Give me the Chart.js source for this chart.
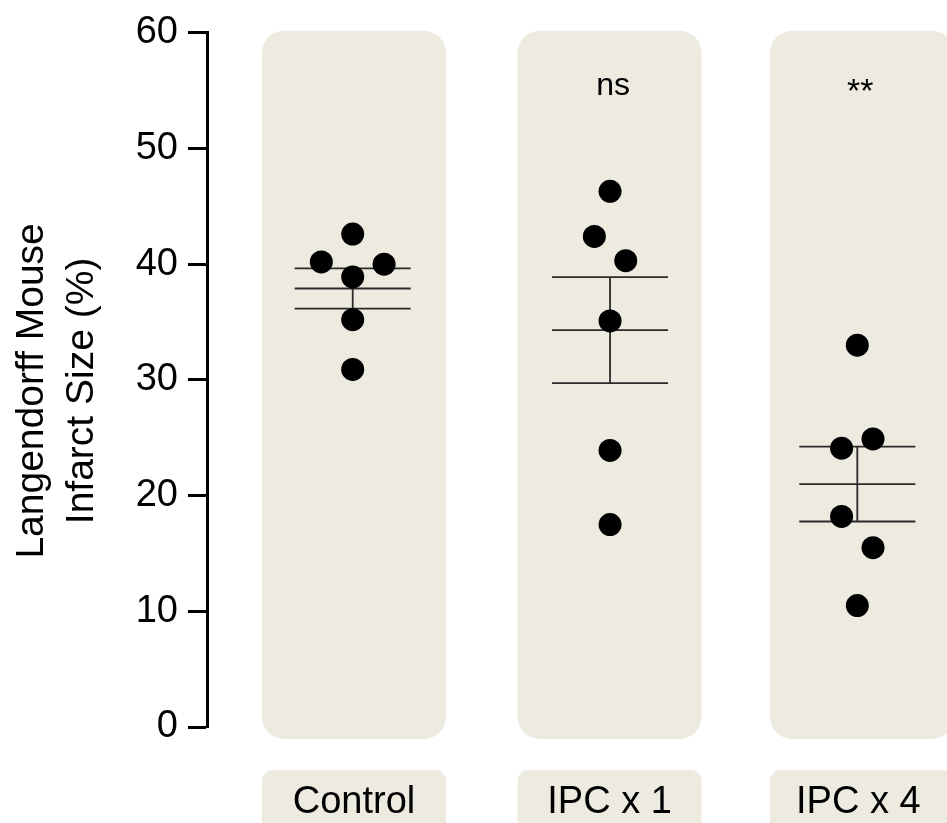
^^^^^^^^
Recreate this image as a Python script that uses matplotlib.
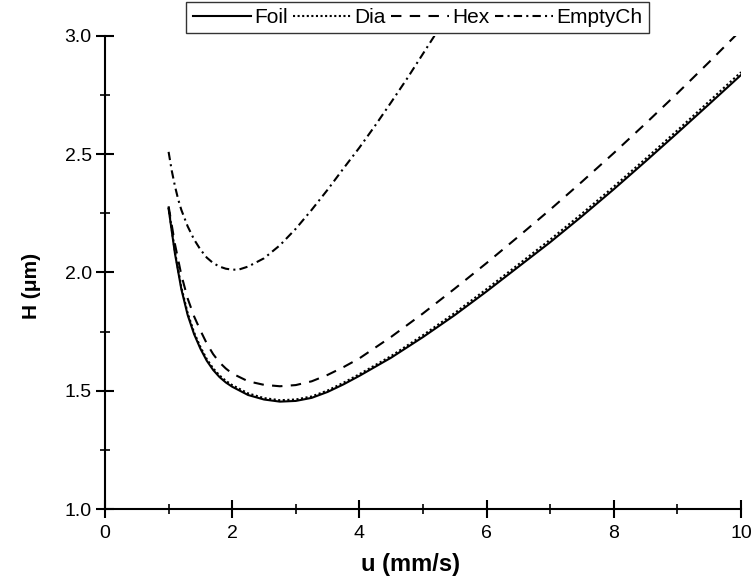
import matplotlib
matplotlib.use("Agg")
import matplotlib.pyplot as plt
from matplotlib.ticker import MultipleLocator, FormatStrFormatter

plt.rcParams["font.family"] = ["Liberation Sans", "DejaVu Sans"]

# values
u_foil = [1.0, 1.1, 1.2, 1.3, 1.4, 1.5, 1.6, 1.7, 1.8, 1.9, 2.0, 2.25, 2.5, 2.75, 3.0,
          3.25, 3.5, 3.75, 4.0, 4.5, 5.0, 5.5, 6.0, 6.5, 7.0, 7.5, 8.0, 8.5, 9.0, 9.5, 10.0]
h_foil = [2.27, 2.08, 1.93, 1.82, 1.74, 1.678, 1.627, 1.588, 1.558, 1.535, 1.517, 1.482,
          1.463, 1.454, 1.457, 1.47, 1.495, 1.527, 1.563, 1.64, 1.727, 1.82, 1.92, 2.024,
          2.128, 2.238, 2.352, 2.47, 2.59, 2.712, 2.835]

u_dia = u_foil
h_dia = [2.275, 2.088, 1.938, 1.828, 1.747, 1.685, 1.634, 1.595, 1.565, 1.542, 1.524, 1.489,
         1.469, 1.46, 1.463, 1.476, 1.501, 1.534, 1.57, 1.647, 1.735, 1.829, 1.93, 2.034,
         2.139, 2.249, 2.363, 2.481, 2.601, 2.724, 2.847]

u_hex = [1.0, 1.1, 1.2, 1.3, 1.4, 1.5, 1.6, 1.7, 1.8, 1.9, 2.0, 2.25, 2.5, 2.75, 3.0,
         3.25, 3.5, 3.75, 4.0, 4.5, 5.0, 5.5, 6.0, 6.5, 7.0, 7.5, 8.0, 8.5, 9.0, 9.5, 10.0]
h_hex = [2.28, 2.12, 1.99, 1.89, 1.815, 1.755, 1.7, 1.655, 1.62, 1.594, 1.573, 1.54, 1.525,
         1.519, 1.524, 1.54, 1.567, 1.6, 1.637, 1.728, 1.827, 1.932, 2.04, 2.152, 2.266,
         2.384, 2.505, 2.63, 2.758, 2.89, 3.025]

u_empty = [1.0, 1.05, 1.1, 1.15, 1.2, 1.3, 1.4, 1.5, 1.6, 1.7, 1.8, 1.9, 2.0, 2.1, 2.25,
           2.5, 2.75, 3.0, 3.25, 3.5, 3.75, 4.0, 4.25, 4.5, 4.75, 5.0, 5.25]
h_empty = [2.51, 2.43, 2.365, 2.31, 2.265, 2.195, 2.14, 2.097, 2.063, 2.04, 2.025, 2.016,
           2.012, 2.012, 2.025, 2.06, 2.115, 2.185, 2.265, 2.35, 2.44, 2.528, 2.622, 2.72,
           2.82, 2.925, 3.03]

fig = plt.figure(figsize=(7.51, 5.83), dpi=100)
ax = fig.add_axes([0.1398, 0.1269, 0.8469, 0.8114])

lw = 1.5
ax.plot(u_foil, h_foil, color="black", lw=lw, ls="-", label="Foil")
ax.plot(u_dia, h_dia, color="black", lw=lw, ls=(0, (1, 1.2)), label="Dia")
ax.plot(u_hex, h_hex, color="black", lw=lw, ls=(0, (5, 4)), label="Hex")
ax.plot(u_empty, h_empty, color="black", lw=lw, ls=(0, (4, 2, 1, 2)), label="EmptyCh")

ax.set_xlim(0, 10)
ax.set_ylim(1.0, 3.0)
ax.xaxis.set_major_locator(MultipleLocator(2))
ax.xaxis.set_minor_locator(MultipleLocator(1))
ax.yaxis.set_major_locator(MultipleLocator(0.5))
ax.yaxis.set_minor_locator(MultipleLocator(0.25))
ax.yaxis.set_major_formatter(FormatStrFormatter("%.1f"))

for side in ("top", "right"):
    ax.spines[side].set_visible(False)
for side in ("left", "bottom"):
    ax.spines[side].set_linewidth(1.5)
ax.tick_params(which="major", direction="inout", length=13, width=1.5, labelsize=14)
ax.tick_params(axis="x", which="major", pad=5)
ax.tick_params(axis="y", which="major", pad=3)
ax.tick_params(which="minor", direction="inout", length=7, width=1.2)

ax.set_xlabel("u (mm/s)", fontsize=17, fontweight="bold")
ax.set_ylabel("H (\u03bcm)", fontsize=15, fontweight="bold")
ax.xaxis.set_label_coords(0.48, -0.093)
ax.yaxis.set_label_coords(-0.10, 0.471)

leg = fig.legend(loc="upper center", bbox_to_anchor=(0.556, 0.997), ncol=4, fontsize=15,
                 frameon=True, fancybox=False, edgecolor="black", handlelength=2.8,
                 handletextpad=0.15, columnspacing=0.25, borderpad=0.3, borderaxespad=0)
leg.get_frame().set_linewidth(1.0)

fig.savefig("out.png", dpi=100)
^^^^^^^^
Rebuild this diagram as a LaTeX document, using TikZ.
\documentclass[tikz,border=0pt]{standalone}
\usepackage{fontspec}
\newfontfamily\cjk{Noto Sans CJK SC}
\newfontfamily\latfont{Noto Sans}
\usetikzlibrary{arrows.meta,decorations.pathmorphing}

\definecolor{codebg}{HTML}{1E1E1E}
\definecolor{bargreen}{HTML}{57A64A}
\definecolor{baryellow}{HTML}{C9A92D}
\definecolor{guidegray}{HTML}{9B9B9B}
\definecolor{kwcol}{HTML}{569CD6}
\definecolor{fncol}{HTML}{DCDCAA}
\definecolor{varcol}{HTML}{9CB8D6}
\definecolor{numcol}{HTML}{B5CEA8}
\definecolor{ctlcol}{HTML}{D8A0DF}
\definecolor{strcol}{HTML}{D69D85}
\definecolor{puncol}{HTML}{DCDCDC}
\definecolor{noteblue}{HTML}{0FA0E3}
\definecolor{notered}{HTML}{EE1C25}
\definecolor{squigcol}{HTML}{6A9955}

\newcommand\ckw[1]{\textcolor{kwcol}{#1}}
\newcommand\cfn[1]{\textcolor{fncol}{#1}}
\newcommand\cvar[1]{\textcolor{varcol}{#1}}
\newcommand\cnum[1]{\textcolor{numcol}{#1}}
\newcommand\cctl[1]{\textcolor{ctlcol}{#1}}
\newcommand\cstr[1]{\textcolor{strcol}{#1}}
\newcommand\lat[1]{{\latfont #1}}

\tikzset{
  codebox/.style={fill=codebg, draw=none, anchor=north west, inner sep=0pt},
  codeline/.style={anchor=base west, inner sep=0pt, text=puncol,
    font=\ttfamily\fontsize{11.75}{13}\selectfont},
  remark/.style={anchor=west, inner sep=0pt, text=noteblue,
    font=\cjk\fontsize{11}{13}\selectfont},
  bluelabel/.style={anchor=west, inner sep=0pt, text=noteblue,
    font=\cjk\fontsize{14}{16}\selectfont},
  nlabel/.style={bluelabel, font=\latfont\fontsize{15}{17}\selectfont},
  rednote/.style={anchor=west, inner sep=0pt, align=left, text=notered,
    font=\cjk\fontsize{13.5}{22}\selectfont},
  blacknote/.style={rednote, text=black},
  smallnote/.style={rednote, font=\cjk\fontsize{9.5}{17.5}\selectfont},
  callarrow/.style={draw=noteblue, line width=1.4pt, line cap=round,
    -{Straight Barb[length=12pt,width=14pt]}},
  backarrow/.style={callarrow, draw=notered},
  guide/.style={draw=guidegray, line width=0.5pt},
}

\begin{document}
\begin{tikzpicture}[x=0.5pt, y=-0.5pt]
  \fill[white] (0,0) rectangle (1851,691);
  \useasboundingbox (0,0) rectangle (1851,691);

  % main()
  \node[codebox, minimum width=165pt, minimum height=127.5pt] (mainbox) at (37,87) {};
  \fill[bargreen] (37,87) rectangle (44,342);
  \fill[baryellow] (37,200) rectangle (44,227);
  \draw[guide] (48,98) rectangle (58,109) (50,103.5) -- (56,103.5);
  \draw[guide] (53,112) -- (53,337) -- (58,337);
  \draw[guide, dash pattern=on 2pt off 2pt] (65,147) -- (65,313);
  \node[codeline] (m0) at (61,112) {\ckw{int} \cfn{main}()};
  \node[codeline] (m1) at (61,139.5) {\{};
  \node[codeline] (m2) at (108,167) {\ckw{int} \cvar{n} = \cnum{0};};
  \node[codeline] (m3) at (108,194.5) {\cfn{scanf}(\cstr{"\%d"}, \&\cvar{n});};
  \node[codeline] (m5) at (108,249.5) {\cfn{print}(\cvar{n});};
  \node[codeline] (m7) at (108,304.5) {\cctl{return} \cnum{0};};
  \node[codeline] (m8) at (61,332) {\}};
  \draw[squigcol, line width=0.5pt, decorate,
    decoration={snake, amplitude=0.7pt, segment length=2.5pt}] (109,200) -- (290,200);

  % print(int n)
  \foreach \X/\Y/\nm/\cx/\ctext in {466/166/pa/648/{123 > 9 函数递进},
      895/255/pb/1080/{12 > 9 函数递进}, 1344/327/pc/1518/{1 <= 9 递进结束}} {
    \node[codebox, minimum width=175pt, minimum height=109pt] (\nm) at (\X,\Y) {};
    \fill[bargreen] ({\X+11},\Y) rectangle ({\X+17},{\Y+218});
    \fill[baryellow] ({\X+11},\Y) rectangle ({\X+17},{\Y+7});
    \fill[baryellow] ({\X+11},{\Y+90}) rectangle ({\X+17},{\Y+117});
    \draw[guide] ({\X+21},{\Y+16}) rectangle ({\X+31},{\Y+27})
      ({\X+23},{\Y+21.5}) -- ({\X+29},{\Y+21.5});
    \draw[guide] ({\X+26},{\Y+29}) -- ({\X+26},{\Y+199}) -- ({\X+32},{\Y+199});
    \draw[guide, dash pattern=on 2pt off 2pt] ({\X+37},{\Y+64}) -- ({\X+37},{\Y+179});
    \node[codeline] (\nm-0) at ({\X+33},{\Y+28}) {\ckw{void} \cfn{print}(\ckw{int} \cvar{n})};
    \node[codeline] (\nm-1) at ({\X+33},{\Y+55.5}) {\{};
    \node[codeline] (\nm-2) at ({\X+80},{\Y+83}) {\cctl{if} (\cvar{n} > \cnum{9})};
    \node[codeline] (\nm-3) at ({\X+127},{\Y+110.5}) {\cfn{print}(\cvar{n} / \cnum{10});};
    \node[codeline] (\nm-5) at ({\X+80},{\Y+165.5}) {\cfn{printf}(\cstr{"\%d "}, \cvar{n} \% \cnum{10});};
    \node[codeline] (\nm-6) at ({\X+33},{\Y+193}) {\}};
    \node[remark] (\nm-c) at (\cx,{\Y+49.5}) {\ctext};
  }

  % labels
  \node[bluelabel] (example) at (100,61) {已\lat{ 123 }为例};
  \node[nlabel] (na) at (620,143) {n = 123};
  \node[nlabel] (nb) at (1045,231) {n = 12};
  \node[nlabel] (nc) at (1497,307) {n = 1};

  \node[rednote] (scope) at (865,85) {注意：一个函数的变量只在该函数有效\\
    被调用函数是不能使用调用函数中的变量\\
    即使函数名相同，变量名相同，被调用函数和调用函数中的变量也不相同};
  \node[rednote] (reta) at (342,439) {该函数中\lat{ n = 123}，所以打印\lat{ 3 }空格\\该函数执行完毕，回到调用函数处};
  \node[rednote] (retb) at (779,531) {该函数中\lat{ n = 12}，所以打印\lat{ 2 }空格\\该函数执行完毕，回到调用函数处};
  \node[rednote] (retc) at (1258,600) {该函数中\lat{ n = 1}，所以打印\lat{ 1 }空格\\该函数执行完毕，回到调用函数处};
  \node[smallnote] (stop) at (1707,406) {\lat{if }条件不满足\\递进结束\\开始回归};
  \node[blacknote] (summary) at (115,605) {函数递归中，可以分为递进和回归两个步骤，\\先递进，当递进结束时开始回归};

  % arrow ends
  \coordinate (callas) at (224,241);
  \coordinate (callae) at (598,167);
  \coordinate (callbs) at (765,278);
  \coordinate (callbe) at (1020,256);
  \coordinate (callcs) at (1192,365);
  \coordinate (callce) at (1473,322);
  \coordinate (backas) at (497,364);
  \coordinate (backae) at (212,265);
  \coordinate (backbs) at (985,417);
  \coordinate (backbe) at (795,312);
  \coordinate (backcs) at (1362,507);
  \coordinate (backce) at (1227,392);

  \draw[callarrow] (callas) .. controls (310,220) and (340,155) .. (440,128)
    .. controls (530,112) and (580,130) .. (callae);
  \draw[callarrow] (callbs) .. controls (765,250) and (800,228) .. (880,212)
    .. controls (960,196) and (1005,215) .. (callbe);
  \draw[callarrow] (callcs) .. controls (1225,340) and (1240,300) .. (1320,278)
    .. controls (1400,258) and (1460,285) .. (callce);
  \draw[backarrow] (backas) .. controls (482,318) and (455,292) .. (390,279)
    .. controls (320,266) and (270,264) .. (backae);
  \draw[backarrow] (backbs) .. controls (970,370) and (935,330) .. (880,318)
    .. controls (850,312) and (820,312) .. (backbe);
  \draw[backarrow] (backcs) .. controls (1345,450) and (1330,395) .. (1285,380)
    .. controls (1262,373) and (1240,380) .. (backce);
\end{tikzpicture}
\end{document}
^^^^^^^^
• [What the task requires] Would you restate, exactly and with no pictures, the lines of the entries above from the one containing "Recreate this image" through the one containing "2.139, 2.249, 2.363, 2.481, 2.601, 2.724, 2.847]"?

• [Result of this exercise]
Recreate this image as a Python script that uses matplotlib.
import matplotlib
matplotlib.use("Agg")
import matplotlib.pyplot as plt
from matplotlib.ticker import MultipleLocator, FormatStrFormatter

plt.rcParams["font.family"] = ["Liberation Sans", "DejaVu Sans"]

# values
u_foil = [1.0, 1.1, 1.2, 1.3, 1.4, 1.5, 1.6, 1.7, 1.8, 1.9, 2.0, 2.25, 2.5, 2.75, 3.0,
          3.25, 3.5, 3.75, 4.0, 4.5, 5.0, 5.5, 6.0, 6.5, 7.0, 7.5, 8.0, 8.5, 9.0, 9.5, 10.0]
h_foil = [2.27, 2.08, 1.93, 1.82, 1.74, 1.678, 1.627, 1.588, 1.558, 1.535, 1.517, 1.482,
          1.463, 1.454, 1.457, 1.47, 1.495, 1.527, 1.563, 1.64, 1.727, 1.82, 1.92, 2.024,
          2.128, 2.238, 2.352, 2.47, 2.59, 2.712, 2.835]

u_dia = u_foil
h_dia = [2.275, 2.088, 1.938, 1.828, 1.747, 1.685, 1.634, 1.595, 1.565, 1.542, 1.524, 1.489,
         1.469, 1.46, 1.463, 1.476, 1.501, 1.534, 1.57, 1.647, 1.735, 1.829, 1.93, 2.034,
         2.139, 2.249, 2.363, 2.481, 2.601, 2.724, 2.847]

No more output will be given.